Room director, Lenny Abrahamson, did not expect to be nominated for the Best Director Oscar, but had good vibs about its star, Brie Larson getting Best Actress nomination.
He understood misses for the film from organizations like the Producers Guild of America (PGA), he told Variety, “because I have a sense of what the membership is, so I thought, ‘I can understand why we’re not there and ‘Carol’ is not there.’ I noticed in the last few days we had dropped off. I believed what everyone else believed, which is that it is a film people might not watch. Once people do watch it, though, they become very attached to it and feel very strongly about it, so I think I underestimated the people voting.”
“I could not have been more surprised when my name was called out,” Abrahamson says. “My wife and I were in the kitchen and we just started laughing. I had certainly convinced myself, and her, that it wasn’t going to happen. And when people in Ireland say, ‘Oh, you’re going to do well. We’re rooting for you,’ you feel like such a killjoy when you say, ‘You know what? I get how these things work now and this isn’t going to happen, so just don’t think that way.’ And yet it still did.”
Filmmakers like Bennett Miller (“Foxcatcher”), Alexander Payne (“Nebraska”), Benh Zeitlin (“Beasts of the Southern Wild”) and Mike Leigh (“Vera Drake”), have also received nominations for their small-budget indie art films. So Abrahamson was enthused to receive a vote of confidence from his peers.

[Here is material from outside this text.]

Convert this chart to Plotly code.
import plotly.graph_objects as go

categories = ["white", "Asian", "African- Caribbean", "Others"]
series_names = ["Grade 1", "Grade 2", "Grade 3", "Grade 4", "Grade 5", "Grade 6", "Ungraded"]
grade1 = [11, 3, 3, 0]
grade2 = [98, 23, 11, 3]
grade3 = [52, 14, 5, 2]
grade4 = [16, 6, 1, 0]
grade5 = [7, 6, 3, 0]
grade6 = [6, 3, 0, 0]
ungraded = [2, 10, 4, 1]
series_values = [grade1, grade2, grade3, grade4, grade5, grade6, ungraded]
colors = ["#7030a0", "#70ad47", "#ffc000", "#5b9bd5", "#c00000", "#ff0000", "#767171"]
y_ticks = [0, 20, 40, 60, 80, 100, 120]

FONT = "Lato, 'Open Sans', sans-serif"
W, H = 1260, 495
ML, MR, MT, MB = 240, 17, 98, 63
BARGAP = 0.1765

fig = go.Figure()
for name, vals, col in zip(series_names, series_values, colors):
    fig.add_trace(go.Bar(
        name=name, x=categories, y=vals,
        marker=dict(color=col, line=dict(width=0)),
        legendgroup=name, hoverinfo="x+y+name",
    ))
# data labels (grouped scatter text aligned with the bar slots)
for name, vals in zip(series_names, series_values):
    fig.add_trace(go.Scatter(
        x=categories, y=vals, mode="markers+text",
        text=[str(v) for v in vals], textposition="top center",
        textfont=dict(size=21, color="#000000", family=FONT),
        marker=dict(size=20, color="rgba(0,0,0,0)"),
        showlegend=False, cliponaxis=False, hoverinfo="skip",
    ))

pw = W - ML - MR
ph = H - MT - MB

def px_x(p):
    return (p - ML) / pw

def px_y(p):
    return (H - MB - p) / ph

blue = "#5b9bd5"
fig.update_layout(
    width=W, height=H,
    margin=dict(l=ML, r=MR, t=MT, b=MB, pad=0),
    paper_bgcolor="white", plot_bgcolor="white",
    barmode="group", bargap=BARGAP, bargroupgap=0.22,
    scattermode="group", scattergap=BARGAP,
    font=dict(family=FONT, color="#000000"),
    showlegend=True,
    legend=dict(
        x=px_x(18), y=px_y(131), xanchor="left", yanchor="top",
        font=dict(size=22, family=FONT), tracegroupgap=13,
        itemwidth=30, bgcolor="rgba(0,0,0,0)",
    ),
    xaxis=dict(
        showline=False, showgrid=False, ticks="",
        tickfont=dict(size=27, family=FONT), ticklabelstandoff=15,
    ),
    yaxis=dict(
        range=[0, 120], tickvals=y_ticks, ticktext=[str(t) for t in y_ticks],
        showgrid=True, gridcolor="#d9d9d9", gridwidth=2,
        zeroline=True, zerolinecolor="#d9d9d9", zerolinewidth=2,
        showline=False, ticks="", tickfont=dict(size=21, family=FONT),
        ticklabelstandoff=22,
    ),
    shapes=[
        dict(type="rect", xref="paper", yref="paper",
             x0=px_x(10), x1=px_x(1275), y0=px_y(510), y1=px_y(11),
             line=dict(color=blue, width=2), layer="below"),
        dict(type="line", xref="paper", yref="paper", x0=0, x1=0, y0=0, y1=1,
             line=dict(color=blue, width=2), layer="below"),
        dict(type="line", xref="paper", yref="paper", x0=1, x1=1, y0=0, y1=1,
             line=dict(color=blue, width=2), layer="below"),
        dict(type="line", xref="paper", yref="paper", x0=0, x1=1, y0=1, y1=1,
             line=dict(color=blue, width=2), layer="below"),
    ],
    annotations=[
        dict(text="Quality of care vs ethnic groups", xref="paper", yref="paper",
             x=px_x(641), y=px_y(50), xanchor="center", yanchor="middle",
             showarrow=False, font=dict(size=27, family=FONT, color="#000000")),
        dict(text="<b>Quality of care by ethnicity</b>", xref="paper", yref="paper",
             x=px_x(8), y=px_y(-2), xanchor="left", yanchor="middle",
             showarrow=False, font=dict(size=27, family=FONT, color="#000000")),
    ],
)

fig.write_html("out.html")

“The style of direction in ‘Room,’ maybe a little bit like ‘Spotlight,’ tries to be hidden,” he says. “I try to not get between the viewer and the characters, even though I’m working incredibly hard. But it seems like people really got that. I think as directors they may recognize, more than the rest of the body of filmmakers, exactly what you do as a director, because I think sometimes the conception is if the camera isn’t swinging around and it’s not pyrotechnic or worthily melodramatic, then the direction is uninvolved. But trying to make something as tricky as ‘Room’ really believable is extremely hard and it largely rests with that relationship between the actors and the director, and the director and the crew. So I’m really honored that that group of directors recognized that and were willing to vote for me.”
Of his fellow nominees, Abrahamson has only seen the work of George Miller (“Mad Max: Fury Road”) and Tom McCarthy (“Spotlight”), but he looks forward to catching up.
“That was the film I saw at Telluride that I most liked,” he says. “Tom, in that film, is my kind of director. It’s so seamless. It’s so believable. He manages the flow of information so well and makes it fascinating, and that’s a really difficult thing to do. It has the quality of really good ’70s filmmaking, so I’m delighted to see him nominated.”
However, like most, he was surprised “The Martian” helmer Ridley Scott was shut out. “I think that’s the biggest shock of all, really,” he says. “He’s an incredible director with a massive legacy. He was my favorite to win the prize at the Oscars, so that’s amazing and very surprising.”
Room debuted at the Telluride Film Festival, went on to claim the Toronto festival’s audience award and then opened in very limited release on October 16. Never playing on more than 200 screens, the film made about $5 million at the box-office mark. It arrives in the U.K. and Ireland today.
US Distributor A24 will reach its highest screen count yet with close to 300 (which will potentially yield the film’s biggest box office weekend yet). That was in response to Larson’s win at the Golden Globes last week, but with a few choice Oscar nominations, the plan is to keep expanding it to the 800-1,000 screen range.